WHAT NEEDS TO BE DONE: Restate the lines word for word, from the first line of the records through the line containing "9.57, 9.54, 9.52];". Leave out the pictures and anything after that line.

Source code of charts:
Start

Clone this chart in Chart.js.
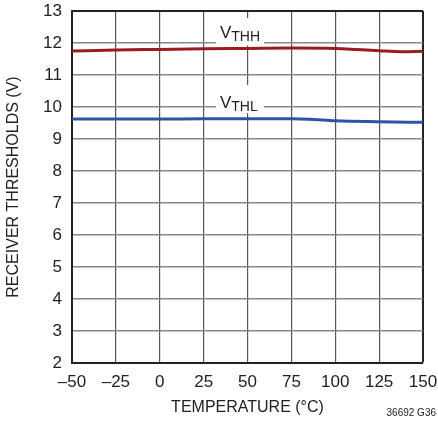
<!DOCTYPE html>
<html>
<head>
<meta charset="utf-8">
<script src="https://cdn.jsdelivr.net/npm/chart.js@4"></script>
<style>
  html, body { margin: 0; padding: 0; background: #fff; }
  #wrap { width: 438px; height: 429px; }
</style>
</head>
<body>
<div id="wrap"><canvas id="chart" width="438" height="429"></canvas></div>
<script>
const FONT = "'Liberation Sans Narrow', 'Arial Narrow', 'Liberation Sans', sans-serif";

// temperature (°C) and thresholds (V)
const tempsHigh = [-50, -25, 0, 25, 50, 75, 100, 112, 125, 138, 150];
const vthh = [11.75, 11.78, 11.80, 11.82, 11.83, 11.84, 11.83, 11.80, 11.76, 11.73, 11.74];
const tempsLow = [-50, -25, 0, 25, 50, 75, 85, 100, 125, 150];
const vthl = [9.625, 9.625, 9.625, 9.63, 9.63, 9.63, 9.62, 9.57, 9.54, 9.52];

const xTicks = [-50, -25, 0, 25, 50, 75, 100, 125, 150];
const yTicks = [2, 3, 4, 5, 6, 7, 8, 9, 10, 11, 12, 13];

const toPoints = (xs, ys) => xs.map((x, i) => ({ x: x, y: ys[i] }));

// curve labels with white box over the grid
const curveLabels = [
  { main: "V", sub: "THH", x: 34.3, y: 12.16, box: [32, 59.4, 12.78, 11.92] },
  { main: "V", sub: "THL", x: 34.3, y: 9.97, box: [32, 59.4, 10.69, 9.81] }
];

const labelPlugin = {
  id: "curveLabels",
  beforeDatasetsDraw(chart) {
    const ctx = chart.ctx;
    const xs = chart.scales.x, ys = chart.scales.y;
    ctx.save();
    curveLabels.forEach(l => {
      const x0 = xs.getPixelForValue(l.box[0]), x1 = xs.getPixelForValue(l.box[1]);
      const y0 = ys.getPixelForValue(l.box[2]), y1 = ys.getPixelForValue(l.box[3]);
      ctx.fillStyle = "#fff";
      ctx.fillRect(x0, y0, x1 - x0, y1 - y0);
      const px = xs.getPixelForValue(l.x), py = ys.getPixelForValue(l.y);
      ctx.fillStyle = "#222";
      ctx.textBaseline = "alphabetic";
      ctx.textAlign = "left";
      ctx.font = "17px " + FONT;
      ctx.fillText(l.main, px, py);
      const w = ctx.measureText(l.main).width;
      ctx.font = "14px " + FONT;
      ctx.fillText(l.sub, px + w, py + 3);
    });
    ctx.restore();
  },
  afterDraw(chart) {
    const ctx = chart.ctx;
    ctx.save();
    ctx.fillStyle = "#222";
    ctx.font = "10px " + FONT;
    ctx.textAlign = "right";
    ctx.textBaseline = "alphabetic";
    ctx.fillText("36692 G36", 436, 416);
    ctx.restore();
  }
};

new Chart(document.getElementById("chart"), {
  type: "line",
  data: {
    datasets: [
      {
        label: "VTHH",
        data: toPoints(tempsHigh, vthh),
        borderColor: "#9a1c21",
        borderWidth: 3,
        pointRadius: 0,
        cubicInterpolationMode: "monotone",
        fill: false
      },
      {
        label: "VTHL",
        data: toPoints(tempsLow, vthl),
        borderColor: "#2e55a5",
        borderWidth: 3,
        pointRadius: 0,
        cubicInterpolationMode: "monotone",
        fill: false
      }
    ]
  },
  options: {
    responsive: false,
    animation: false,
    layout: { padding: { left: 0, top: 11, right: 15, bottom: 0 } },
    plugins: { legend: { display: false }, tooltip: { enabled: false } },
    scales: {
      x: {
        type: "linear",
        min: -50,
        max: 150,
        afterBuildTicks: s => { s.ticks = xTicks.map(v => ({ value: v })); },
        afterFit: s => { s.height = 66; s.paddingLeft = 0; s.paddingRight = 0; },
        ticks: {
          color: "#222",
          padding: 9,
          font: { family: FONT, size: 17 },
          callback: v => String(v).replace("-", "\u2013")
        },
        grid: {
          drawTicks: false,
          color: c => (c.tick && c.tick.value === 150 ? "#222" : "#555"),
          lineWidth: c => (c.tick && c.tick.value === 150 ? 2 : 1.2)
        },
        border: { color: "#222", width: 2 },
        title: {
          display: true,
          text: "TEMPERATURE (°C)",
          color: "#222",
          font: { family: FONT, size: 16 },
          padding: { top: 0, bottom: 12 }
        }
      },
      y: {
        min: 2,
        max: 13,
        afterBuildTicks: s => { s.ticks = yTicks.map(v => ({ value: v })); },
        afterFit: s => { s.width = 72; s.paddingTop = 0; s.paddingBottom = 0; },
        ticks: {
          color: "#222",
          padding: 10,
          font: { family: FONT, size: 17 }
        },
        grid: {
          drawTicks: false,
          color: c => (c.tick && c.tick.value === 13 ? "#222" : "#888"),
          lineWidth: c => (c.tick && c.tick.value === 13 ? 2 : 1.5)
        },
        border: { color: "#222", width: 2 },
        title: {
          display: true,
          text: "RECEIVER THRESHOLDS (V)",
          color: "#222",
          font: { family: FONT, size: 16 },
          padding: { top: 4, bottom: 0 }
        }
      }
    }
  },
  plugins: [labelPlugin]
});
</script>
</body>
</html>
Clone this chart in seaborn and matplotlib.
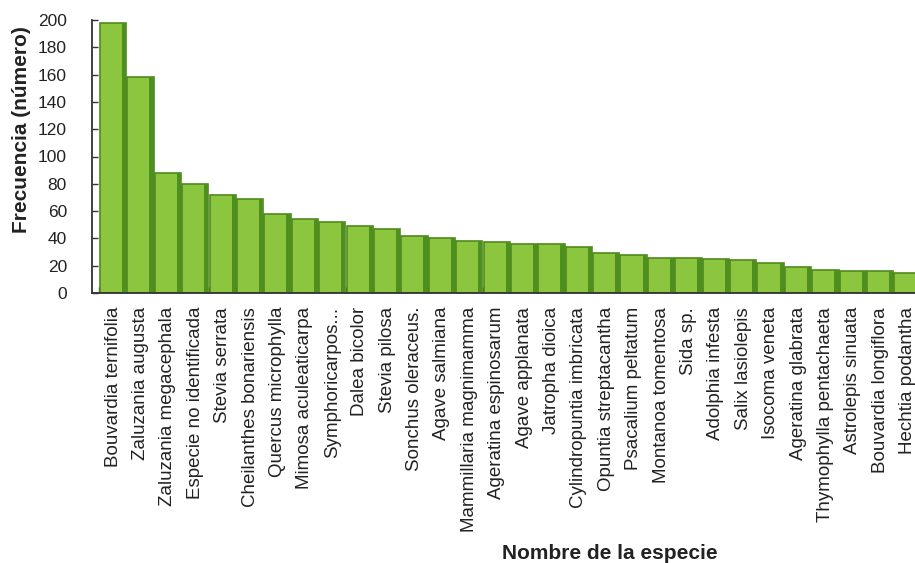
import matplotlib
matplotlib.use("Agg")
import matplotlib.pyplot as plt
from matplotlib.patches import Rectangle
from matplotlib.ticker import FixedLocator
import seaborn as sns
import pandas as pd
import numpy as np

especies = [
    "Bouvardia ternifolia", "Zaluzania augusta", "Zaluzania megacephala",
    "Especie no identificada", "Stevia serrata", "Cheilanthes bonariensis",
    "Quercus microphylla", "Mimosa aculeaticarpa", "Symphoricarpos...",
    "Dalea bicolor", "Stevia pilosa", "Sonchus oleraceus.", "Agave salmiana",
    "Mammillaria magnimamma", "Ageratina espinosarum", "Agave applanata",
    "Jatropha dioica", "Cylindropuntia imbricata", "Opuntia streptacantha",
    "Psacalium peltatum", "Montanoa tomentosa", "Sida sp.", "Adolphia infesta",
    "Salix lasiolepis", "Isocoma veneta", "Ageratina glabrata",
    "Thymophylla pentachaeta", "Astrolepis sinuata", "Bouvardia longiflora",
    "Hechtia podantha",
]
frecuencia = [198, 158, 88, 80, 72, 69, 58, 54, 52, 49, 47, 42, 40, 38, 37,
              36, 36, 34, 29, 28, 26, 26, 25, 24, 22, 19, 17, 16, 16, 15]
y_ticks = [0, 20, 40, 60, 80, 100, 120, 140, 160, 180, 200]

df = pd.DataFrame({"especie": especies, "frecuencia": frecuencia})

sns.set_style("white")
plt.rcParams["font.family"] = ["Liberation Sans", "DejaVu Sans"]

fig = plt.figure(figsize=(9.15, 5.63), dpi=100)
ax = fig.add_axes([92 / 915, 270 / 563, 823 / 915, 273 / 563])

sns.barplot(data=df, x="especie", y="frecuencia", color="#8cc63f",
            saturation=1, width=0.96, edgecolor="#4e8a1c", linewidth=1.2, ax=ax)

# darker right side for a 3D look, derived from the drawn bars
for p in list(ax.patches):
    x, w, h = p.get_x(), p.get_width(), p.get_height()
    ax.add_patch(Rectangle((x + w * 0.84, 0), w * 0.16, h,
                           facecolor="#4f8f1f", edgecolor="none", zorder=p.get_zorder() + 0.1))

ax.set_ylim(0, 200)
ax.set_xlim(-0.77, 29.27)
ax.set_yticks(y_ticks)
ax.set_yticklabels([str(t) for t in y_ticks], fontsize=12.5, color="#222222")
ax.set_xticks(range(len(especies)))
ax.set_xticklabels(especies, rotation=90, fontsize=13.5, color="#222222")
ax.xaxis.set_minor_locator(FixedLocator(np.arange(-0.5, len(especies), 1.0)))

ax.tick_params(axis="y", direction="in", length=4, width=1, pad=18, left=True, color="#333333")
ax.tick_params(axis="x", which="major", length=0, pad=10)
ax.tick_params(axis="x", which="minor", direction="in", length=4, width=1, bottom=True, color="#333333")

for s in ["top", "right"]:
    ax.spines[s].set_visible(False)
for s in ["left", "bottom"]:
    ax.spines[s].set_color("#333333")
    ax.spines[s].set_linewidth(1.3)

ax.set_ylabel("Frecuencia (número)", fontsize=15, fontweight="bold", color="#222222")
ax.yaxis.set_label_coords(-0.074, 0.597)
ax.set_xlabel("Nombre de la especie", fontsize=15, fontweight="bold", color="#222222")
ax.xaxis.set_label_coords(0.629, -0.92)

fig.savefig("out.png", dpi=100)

End

SOLUTION FOR THIS EXERCISE:
Clone this chart in Chart.js.
<!DOCTYPE html>
<html>
<head>
<meta charset="utf-8">
<script src="https://cdn.jsdelivr.net/npm/chart.js@4"></script>
<style>
  html, body { margin: 0; padding: 0; background: #fff; }
  #wrap { width: 438px; height: 429px; }
</style>
</head>
<body>
<div id="wrap"><canvas id="chart" width="438" height="429"></canvas></div>
<script>
const FONT = "'Liberation Sans Narrow', 'Arial Narrow', 'Liberation Sans', sans-serif";

// temperature (°C) and thresholds (V)
const tempsHigh = [-50, -25, 0, 25, 50, 75, 100, 112, 125, 138, 150];
const vthh = [11.75, 11.78, 11.80, 11.82, 11.83, 11.84, 11.83, 11.80, 11.76, 11.73, 11.74];
const tempsLow = [-50, -25, 0, 25, 50, 75, 85, 100, 125, 150];
const vthl = [9.625, 9.625, 9.625, 9.63, 9.63, 9.63, 9.62, 9.57, 9.54, 9.52];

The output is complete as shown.